→ Dataset entries:

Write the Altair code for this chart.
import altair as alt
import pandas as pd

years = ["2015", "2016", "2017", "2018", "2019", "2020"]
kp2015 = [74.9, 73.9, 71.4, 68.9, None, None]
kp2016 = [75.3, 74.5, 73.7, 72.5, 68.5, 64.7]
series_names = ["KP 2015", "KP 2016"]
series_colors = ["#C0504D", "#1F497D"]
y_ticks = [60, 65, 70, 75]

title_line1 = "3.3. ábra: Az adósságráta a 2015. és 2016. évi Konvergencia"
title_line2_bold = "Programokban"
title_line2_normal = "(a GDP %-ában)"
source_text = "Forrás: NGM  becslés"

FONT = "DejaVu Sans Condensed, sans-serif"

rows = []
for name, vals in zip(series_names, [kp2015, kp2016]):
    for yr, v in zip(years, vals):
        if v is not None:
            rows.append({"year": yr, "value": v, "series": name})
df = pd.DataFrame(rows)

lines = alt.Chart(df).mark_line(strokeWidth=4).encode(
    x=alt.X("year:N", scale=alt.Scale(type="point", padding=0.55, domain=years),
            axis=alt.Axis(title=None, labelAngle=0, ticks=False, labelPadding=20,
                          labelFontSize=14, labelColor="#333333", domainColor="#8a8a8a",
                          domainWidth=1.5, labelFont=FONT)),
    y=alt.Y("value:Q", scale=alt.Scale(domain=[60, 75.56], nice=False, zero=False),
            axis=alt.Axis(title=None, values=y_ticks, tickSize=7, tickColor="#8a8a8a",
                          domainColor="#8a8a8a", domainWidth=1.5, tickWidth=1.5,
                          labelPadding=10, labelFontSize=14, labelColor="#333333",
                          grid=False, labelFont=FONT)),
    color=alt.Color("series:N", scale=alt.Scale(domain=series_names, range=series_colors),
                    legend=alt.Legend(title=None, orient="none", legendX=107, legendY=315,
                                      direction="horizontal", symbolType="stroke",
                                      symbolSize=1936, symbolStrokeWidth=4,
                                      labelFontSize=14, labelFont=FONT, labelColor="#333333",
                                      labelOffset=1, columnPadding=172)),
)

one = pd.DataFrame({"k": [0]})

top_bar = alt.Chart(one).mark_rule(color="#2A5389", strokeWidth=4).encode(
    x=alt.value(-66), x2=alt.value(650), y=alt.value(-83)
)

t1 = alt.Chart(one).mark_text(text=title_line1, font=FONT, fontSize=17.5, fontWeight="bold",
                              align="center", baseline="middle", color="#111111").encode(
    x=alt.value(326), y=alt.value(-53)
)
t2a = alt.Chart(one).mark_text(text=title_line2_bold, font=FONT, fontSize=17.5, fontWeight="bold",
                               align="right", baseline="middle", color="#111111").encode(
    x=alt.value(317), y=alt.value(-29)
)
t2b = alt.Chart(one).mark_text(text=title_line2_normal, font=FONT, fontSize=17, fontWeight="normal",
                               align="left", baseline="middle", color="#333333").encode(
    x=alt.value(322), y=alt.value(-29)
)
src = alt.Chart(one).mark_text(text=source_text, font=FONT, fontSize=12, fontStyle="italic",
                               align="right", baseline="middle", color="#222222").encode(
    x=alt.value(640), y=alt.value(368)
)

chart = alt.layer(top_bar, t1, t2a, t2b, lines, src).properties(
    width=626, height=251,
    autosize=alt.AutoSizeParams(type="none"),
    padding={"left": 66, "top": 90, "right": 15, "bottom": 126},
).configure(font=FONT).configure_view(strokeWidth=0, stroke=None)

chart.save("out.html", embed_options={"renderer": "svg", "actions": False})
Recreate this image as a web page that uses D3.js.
==
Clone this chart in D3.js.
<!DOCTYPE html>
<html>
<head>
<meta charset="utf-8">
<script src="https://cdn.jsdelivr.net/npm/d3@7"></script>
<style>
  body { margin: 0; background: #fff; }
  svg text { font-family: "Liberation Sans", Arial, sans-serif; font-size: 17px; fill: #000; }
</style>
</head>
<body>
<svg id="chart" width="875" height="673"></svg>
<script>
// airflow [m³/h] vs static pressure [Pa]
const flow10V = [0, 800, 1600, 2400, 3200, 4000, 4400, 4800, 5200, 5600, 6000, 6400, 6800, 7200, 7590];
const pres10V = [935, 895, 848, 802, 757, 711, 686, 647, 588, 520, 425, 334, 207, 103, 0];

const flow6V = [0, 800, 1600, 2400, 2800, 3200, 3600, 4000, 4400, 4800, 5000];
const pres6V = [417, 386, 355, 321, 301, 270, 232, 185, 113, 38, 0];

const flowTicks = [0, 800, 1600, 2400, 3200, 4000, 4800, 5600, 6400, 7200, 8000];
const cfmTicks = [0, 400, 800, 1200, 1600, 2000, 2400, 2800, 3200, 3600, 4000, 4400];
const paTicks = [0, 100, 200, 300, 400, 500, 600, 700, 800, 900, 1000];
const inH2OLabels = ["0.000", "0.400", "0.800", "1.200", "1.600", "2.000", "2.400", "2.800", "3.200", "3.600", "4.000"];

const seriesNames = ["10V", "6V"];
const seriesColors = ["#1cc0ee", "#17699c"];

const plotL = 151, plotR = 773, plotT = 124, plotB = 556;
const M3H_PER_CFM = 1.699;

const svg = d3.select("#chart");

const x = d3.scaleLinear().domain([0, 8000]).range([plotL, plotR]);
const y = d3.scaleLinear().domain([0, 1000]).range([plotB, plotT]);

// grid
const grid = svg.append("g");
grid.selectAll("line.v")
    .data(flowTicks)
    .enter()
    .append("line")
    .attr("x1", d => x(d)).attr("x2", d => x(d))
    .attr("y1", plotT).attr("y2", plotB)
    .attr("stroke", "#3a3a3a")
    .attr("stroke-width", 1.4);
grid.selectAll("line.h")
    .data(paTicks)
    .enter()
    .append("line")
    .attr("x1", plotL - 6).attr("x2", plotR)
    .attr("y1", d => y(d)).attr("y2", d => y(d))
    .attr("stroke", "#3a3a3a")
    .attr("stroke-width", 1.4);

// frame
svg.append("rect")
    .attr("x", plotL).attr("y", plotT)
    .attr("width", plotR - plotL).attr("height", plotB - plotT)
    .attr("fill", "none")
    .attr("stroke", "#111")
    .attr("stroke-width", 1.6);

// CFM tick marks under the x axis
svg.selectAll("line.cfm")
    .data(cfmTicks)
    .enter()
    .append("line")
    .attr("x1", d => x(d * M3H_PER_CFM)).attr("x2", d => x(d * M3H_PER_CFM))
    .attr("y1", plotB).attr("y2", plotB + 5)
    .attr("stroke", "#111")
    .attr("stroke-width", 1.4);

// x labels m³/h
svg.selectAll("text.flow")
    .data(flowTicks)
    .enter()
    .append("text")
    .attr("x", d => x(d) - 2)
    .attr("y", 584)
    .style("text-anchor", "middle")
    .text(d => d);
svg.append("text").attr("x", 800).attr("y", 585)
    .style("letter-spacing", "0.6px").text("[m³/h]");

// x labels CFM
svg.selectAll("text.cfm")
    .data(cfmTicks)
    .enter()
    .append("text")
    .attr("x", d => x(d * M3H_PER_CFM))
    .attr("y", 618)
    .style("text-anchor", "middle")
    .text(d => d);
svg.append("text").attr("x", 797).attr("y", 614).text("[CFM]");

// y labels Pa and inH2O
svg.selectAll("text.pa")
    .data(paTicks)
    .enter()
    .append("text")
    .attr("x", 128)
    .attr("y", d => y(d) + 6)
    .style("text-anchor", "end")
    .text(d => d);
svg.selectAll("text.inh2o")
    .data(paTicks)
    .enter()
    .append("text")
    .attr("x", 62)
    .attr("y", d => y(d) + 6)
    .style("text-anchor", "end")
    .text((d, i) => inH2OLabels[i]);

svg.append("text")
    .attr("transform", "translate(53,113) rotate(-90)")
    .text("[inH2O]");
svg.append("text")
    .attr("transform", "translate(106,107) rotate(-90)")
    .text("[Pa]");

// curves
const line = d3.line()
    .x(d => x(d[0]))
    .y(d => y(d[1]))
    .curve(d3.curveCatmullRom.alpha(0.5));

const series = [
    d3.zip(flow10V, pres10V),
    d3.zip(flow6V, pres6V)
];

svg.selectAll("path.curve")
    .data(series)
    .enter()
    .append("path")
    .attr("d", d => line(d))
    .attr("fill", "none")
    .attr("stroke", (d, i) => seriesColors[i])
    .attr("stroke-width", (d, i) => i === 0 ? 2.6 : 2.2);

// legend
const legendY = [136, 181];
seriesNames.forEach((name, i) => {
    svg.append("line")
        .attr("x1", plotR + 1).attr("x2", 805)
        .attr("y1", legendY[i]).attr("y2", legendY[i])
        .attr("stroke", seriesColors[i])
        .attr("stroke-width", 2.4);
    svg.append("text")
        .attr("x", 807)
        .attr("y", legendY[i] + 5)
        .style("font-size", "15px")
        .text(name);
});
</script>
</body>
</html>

→ What is asked:
Give again, word for word, every line of the listing above from the one with "Write the Altair code for this chart." to the one with "import pandas as pd", both inclusive, and nothing beyond them.

→ Result of this task:
Write the Altair code for this chart.
import altair as alt
import pandas as pd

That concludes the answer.